Provided data>
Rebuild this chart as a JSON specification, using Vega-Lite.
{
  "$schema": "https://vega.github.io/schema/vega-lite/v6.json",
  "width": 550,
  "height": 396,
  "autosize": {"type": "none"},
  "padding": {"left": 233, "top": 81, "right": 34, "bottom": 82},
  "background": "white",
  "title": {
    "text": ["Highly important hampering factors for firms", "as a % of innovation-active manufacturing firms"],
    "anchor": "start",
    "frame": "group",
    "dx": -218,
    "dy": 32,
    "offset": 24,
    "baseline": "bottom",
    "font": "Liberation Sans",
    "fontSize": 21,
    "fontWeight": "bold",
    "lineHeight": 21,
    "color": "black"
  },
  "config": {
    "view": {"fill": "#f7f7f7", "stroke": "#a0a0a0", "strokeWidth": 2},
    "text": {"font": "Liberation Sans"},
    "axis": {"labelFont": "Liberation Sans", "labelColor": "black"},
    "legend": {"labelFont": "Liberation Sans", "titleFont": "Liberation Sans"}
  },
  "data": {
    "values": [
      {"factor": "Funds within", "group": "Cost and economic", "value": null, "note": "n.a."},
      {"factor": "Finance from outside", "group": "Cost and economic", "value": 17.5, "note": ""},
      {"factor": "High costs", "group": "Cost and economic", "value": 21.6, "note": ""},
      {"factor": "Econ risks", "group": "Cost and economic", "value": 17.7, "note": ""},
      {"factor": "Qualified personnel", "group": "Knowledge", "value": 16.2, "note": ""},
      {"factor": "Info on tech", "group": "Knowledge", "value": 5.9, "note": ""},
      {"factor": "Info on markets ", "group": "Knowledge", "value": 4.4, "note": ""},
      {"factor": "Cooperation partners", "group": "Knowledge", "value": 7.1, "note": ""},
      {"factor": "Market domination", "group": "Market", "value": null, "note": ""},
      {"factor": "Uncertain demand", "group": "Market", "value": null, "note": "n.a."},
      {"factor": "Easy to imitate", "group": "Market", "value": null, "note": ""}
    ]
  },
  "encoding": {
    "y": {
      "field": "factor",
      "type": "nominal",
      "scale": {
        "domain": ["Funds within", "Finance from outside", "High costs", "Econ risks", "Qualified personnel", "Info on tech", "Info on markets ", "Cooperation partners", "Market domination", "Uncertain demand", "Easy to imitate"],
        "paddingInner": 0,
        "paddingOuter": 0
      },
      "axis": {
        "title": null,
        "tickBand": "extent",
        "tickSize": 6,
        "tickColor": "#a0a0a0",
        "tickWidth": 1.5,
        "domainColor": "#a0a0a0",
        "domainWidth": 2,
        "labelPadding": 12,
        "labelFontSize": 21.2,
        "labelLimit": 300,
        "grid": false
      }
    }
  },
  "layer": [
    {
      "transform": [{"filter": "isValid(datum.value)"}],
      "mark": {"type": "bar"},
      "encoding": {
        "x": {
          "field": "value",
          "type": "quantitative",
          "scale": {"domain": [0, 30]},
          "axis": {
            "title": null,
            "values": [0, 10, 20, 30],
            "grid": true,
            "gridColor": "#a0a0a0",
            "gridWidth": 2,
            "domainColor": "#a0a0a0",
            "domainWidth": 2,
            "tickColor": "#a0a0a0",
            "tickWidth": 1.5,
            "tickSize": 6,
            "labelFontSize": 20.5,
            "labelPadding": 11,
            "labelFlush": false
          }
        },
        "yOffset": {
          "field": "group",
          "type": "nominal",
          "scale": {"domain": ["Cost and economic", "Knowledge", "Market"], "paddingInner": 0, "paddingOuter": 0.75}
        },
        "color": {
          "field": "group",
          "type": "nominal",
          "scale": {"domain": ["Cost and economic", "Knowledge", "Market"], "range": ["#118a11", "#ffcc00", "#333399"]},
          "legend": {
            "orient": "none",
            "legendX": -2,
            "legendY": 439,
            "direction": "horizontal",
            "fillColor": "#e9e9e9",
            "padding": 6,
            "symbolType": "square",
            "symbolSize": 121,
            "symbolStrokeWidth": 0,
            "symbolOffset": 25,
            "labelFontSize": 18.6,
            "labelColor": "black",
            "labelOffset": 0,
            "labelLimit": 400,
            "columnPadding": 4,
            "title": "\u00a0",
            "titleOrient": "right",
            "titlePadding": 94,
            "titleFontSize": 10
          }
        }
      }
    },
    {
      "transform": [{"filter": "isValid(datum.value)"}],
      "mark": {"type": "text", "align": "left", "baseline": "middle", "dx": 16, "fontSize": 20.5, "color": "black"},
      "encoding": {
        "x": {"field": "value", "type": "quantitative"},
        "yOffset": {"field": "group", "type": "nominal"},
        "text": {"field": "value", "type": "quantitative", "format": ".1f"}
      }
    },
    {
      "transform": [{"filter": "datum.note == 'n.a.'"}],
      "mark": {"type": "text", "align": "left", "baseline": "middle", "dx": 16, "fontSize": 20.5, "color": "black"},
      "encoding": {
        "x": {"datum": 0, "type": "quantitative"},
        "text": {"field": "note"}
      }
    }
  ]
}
...
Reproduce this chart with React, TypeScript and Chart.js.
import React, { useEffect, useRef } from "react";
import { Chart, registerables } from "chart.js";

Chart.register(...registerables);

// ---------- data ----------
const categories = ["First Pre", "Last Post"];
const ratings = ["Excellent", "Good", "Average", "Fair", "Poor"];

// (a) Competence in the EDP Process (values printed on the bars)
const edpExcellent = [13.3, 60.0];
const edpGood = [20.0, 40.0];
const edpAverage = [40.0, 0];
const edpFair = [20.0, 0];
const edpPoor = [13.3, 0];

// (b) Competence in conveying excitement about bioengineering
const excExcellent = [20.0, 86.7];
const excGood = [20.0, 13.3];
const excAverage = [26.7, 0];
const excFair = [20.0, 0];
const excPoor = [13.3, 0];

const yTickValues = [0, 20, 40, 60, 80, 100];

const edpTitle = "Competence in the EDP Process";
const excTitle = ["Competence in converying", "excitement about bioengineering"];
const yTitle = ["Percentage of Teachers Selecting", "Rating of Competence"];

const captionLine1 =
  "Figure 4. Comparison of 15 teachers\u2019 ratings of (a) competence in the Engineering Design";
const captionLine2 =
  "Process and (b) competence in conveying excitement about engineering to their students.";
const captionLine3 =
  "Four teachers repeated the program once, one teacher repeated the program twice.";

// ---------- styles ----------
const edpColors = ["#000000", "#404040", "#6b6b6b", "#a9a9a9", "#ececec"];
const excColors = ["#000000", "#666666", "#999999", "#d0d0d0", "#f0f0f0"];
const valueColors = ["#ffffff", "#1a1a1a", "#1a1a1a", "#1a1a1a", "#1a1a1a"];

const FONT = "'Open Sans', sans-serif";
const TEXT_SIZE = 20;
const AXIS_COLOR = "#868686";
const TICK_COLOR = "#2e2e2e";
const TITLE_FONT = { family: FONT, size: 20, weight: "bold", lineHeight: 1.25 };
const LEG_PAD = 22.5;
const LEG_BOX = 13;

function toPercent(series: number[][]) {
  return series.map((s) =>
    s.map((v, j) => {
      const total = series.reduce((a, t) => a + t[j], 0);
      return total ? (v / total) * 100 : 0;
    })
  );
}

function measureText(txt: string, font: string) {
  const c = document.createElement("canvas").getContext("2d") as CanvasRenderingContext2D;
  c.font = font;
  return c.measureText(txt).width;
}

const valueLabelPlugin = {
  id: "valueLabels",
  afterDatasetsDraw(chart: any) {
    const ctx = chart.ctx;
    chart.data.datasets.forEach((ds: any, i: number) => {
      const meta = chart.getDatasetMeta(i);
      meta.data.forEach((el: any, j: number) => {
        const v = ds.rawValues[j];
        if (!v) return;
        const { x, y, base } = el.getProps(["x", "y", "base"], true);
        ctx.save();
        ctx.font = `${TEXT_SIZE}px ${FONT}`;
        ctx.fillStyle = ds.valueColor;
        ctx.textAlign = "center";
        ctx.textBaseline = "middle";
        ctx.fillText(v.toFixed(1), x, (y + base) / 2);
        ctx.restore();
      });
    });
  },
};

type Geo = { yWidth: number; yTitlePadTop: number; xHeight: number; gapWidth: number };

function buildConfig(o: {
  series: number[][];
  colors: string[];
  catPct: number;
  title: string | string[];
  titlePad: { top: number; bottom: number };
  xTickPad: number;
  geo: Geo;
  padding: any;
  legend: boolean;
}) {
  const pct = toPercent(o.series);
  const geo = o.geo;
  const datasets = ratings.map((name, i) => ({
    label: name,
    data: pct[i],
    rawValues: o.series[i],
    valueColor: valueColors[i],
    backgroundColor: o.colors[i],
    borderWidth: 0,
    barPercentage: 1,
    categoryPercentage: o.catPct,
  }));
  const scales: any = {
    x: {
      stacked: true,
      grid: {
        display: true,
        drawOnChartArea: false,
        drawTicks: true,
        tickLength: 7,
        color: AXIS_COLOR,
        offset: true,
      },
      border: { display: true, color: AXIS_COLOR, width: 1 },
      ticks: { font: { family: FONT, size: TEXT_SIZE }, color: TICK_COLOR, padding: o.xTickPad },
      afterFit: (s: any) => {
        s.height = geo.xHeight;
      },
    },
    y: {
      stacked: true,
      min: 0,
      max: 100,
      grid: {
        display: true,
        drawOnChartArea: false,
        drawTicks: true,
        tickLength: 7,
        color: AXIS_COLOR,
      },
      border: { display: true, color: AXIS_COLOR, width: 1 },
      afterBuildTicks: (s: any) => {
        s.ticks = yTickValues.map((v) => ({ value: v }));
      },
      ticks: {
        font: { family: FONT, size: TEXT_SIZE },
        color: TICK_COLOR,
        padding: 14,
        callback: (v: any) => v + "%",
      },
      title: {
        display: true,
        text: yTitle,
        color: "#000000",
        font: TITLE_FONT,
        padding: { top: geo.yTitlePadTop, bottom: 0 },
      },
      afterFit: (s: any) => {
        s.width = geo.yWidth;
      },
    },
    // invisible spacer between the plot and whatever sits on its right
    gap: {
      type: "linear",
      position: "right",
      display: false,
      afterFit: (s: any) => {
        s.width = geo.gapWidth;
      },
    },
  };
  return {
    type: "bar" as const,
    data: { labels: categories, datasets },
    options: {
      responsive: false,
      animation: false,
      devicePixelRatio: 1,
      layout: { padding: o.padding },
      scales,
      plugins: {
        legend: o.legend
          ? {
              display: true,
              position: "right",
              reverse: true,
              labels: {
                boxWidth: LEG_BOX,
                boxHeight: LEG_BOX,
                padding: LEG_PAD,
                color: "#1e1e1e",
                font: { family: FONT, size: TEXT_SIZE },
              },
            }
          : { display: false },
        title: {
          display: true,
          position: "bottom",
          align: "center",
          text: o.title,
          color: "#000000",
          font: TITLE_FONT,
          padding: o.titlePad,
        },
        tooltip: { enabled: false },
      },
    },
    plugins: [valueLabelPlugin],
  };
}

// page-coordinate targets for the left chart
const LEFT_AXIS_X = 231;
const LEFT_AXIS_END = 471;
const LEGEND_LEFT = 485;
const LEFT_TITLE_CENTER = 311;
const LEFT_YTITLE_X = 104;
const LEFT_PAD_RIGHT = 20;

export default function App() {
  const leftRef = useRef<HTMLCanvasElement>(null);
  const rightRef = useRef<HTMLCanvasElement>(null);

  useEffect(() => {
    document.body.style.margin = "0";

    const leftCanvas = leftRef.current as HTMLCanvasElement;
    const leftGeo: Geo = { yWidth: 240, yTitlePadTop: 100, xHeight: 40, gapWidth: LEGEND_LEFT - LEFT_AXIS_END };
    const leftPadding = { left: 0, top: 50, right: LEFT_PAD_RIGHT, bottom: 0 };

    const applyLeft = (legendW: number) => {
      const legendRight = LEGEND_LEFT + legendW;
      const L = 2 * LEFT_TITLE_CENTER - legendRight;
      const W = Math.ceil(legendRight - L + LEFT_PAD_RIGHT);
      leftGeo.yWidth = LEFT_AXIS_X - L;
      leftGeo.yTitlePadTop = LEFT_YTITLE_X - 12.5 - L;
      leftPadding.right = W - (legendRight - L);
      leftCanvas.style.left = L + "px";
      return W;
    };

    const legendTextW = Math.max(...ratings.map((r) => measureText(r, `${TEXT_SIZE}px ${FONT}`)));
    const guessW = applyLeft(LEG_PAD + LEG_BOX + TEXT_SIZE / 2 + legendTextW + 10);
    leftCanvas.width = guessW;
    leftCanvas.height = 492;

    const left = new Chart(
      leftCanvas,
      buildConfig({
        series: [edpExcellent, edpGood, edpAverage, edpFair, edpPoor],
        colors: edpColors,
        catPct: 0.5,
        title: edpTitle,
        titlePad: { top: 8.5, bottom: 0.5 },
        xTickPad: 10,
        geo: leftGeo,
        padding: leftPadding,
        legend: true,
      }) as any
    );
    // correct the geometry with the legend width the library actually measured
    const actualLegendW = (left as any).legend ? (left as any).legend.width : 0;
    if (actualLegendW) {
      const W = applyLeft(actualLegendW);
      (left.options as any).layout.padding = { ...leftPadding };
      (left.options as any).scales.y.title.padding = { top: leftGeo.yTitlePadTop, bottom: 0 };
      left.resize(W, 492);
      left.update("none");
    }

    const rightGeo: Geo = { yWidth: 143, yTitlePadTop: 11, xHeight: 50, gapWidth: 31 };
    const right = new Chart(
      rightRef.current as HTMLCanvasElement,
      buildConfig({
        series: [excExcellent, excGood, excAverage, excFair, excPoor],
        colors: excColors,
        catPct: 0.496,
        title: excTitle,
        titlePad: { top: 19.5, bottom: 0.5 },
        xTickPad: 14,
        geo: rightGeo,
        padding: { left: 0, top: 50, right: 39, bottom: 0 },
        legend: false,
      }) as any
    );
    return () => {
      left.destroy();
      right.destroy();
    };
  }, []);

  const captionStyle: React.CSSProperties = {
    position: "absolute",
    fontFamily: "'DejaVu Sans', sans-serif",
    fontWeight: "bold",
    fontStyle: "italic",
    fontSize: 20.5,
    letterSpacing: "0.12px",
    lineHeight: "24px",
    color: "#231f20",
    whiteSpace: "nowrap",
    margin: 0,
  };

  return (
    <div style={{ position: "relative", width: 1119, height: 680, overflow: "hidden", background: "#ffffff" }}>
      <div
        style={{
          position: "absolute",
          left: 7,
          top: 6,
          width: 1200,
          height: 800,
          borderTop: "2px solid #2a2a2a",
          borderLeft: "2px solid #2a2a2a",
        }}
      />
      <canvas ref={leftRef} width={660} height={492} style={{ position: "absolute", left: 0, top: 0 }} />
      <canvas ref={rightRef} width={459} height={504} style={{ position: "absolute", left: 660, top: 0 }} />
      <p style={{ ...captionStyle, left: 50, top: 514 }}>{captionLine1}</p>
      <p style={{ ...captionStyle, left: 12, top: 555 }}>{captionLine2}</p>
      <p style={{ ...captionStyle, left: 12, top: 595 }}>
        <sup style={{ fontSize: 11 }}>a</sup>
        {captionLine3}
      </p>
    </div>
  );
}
==
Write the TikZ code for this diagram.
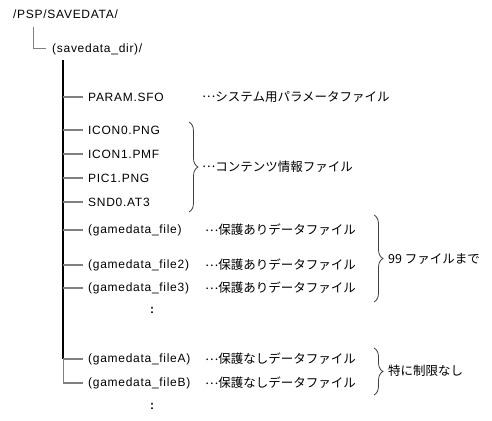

Written task> Retype precisely, and only, the span of lines that opens at the line containing "Reproduce this chart" and closes at the line containing "const edpPoor = [13.3, 0];", both inclusive.

Exercise answer>
Reproduce this chart with React, TypeScript and Chart.js.
import React, { useEffect, useRef } from "react";
import { Chart, registerables } from "chart.js";

Chart.register(...registerables);

// ---------- data ----------
const categories = ["First Pre", "Last Post"];
const ratings = ["Excellent", "Good", "Average", "Fair", "Poor"];

// (a) Competence in the EDP Process (values printed on the bars)
const edpExcellent = [13.3, 60.0];
const edpGood = [20.0, 40.0];
const edpAverage = [40.0, 0];
const edpFair = [20.0, 0];
const edpPoor = [13.3, 0];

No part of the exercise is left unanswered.